[Source code of charts]

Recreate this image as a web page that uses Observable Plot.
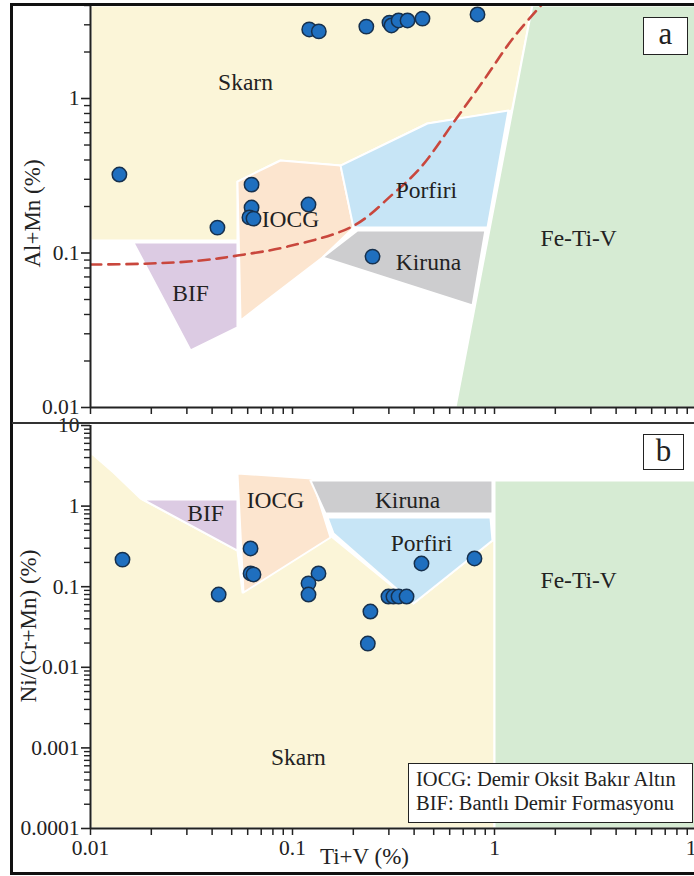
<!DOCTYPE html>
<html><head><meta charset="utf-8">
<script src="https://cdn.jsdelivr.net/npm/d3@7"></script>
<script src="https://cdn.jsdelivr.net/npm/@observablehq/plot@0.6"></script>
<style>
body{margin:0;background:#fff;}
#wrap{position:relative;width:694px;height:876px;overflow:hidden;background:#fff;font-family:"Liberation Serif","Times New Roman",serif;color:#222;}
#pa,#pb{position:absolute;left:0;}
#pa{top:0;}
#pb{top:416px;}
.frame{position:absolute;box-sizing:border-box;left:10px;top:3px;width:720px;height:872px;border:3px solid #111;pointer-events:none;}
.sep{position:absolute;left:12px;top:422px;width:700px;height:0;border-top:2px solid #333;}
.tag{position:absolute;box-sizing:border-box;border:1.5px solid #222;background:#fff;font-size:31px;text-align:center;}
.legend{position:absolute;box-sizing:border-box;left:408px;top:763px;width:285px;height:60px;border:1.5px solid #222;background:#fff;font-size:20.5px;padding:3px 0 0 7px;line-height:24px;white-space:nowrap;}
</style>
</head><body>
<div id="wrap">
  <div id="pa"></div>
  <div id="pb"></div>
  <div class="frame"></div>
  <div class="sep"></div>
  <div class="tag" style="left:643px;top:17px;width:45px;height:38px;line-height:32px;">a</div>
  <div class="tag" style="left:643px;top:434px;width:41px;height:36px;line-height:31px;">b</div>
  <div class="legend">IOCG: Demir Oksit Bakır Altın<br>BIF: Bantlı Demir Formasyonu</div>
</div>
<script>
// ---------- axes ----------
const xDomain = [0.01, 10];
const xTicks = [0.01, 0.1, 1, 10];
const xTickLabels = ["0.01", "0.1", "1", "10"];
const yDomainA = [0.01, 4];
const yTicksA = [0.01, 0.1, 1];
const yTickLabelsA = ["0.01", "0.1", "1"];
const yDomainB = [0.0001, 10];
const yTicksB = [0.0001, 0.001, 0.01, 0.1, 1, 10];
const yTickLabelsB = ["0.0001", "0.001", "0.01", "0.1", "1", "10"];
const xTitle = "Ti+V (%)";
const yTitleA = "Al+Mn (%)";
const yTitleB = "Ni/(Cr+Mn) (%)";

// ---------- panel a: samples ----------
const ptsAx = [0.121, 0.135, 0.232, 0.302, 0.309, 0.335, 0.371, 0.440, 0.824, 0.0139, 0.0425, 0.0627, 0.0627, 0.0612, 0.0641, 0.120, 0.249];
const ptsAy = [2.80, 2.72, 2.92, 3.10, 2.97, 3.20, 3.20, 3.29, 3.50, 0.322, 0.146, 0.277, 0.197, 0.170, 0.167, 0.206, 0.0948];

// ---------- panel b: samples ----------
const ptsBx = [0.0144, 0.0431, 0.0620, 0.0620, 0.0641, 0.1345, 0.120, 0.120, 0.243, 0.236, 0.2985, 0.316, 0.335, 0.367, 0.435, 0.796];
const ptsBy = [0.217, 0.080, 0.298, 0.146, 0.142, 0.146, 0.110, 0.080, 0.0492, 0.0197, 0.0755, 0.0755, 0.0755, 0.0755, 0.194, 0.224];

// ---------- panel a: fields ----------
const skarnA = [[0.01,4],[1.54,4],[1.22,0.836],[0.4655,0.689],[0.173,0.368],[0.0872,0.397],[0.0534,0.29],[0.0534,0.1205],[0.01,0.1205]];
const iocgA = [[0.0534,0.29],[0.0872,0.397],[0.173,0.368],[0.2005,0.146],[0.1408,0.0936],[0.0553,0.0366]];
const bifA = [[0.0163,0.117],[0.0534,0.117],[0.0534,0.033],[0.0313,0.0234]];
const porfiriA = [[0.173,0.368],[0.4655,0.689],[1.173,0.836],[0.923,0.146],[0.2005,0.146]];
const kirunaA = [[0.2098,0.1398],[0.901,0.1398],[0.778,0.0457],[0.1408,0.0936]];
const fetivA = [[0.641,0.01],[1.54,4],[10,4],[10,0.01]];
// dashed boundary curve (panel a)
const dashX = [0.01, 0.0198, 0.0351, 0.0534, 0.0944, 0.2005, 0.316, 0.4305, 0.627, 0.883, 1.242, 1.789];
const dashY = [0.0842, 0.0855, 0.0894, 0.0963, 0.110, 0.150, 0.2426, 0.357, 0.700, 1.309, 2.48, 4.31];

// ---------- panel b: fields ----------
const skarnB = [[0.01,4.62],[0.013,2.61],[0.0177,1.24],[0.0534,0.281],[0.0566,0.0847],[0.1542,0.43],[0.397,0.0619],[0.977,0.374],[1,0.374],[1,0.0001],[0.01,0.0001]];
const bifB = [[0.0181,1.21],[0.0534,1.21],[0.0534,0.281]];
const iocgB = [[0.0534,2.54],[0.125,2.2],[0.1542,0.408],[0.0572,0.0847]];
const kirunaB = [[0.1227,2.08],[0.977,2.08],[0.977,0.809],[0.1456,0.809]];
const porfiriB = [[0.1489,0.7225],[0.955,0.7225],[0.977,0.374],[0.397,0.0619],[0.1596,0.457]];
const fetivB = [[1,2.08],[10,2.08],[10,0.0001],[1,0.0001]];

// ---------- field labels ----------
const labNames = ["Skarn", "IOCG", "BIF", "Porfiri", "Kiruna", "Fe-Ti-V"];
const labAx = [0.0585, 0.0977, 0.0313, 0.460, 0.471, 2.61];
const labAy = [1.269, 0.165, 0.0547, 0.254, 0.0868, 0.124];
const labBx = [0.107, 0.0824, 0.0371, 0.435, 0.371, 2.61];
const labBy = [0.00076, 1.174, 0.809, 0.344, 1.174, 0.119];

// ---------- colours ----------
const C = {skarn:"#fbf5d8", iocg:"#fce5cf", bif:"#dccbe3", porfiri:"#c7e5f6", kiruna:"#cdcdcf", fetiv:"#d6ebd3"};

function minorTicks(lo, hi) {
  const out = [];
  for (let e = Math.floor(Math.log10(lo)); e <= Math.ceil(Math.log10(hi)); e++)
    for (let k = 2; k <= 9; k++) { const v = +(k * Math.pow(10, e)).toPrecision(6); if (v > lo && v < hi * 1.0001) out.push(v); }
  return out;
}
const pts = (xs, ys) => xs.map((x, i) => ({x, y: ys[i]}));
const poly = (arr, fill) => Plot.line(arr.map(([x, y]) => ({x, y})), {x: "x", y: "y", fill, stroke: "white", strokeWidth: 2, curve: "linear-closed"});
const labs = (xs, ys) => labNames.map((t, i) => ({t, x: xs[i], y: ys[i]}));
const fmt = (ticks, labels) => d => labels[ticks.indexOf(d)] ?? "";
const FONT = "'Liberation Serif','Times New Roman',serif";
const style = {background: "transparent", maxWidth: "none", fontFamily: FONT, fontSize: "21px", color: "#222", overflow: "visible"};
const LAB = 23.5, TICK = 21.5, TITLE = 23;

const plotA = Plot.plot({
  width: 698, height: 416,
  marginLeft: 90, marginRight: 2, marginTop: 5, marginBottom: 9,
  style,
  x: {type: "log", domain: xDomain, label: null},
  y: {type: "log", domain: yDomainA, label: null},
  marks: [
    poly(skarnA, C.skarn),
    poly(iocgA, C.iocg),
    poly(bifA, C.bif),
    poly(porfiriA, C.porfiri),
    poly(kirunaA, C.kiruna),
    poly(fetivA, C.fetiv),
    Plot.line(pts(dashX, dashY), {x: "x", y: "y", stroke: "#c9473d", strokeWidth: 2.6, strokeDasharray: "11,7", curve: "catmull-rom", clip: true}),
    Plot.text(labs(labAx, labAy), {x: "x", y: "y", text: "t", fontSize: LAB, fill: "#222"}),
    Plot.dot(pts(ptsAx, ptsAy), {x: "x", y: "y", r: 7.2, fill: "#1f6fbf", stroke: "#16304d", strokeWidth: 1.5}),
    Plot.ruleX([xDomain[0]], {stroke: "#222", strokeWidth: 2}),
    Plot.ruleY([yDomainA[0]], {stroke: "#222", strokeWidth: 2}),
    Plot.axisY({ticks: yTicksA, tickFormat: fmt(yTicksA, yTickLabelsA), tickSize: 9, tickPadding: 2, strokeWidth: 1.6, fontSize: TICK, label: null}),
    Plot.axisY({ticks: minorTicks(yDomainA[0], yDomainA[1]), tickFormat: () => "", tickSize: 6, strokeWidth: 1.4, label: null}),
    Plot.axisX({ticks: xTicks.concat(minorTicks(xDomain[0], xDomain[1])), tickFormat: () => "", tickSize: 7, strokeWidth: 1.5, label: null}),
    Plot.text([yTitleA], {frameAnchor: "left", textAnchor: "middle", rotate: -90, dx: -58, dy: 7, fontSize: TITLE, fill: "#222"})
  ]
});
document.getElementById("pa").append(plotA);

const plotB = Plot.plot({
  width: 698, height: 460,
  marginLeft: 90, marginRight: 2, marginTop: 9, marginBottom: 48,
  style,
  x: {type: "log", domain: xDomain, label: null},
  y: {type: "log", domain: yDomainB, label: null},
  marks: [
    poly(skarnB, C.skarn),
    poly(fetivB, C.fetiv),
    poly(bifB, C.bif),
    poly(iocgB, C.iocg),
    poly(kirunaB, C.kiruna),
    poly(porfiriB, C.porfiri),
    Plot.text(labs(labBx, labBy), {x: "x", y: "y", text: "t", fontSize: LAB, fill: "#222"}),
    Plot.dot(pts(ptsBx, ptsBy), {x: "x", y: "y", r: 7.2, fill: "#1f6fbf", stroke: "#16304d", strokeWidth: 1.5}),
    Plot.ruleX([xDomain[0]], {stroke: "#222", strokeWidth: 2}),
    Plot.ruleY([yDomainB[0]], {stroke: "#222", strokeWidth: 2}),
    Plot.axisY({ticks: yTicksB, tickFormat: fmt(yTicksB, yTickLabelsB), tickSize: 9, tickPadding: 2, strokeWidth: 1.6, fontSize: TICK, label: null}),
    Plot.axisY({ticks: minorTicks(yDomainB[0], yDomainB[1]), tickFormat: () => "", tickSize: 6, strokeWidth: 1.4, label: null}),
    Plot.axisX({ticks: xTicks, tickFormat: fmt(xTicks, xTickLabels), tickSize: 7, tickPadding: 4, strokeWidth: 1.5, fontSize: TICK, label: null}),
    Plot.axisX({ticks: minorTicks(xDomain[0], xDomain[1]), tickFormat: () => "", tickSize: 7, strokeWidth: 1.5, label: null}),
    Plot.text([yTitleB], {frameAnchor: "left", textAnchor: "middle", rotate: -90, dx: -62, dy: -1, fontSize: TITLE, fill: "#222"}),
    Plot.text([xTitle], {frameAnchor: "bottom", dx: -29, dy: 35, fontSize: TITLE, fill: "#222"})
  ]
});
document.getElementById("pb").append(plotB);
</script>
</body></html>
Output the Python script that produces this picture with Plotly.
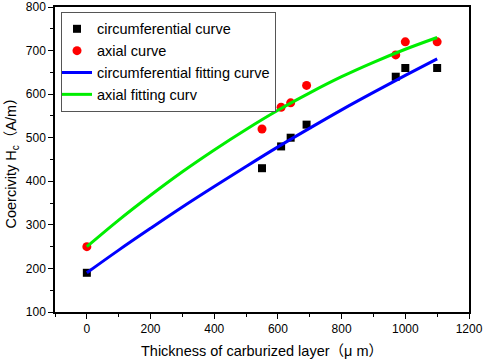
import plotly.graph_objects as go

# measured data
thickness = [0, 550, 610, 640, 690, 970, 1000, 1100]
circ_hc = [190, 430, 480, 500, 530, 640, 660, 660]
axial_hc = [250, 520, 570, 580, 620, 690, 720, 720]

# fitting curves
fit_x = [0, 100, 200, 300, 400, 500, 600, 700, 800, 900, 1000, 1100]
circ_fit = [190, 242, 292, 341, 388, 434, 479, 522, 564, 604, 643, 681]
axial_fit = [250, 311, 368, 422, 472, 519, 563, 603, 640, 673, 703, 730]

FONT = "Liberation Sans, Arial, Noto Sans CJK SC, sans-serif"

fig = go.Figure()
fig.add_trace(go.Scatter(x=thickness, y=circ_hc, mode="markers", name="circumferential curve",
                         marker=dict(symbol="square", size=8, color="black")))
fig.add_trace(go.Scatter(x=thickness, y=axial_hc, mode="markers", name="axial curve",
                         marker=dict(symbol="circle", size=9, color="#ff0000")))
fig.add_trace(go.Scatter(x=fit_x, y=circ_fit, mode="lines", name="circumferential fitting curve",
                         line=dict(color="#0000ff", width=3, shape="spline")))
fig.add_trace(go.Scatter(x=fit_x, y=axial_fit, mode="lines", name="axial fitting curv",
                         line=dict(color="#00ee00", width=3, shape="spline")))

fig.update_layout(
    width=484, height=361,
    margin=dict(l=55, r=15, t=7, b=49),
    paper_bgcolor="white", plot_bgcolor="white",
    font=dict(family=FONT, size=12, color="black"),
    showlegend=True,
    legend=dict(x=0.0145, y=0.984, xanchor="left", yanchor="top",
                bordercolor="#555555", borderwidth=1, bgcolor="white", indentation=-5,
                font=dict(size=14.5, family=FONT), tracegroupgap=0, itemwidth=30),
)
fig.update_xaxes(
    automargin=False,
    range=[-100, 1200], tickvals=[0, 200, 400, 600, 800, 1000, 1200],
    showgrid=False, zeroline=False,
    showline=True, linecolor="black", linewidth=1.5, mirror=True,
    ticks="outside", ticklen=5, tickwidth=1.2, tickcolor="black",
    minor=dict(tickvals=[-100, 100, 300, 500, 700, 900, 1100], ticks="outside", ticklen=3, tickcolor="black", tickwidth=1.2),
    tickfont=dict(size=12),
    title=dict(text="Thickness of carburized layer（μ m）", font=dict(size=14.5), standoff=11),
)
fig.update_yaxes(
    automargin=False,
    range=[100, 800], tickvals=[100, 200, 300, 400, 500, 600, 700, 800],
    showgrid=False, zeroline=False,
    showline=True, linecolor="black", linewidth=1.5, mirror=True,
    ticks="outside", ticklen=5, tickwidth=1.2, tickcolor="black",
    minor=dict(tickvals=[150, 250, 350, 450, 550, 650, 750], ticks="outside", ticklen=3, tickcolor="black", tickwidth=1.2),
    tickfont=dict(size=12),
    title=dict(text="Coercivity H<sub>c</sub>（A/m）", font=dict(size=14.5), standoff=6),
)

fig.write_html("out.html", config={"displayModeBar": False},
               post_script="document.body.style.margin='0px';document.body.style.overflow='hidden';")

(The exercise): Read through the entries and copy each line in which "that" appears.

(Reply to the task):
Recreate this image as a web page that uses Observable Plot.
Output the Python script that produces this picture with Plotly.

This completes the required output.